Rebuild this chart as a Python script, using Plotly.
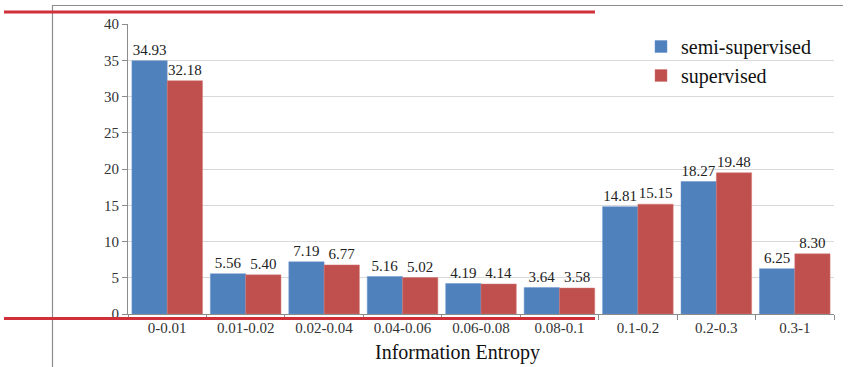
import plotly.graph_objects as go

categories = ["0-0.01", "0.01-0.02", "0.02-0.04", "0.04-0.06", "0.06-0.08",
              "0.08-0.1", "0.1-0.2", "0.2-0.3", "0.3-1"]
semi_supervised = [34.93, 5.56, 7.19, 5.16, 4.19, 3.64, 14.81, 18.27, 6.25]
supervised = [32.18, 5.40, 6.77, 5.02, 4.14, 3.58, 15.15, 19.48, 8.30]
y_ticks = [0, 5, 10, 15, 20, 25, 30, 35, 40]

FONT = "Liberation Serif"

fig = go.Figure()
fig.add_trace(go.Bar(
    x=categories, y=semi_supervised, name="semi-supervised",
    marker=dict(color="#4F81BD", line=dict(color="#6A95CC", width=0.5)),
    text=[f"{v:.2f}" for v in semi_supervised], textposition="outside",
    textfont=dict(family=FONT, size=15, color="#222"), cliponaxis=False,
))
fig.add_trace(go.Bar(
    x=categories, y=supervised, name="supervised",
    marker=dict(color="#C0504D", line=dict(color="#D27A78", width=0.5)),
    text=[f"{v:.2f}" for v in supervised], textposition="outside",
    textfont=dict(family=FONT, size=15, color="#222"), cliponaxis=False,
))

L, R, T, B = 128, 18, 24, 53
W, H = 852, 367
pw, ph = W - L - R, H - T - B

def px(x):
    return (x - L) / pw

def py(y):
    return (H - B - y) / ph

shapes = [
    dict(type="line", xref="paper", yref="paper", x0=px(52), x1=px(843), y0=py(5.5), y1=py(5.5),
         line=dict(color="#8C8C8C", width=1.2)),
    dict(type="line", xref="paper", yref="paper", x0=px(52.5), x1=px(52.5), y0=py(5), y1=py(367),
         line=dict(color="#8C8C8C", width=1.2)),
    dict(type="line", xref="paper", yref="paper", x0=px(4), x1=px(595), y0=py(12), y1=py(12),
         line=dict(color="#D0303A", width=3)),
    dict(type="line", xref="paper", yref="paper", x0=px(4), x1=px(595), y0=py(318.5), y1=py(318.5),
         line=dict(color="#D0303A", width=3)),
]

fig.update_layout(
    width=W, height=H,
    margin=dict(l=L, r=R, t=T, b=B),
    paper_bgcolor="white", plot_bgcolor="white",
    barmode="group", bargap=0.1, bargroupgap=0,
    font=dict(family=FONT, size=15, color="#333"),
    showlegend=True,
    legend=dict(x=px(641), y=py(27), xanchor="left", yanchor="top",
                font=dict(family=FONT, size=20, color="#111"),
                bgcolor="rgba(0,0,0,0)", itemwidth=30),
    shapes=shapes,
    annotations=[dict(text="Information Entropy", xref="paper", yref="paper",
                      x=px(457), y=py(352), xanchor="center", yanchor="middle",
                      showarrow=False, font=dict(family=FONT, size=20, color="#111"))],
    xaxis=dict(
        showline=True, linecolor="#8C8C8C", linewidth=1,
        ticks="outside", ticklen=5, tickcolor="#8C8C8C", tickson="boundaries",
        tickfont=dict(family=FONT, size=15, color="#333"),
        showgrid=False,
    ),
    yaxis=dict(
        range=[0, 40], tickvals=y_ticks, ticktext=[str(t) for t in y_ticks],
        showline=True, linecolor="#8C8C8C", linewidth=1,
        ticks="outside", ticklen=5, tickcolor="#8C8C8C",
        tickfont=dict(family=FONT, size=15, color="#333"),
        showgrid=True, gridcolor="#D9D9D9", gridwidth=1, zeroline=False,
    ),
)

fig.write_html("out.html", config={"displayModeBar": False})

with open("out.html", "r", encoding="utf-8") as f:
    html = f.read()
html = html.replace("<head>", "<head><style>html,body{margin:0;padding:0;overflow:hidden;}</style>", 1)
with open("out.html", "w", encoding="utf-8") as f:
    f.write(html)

——————————

Reproduce the material above exactly, first line through the line that contains "import plotly.graph_objects as go", minus the pictures.

Rebuild this chart as a Python script, using Plotly.
import plotly.graph_objects as go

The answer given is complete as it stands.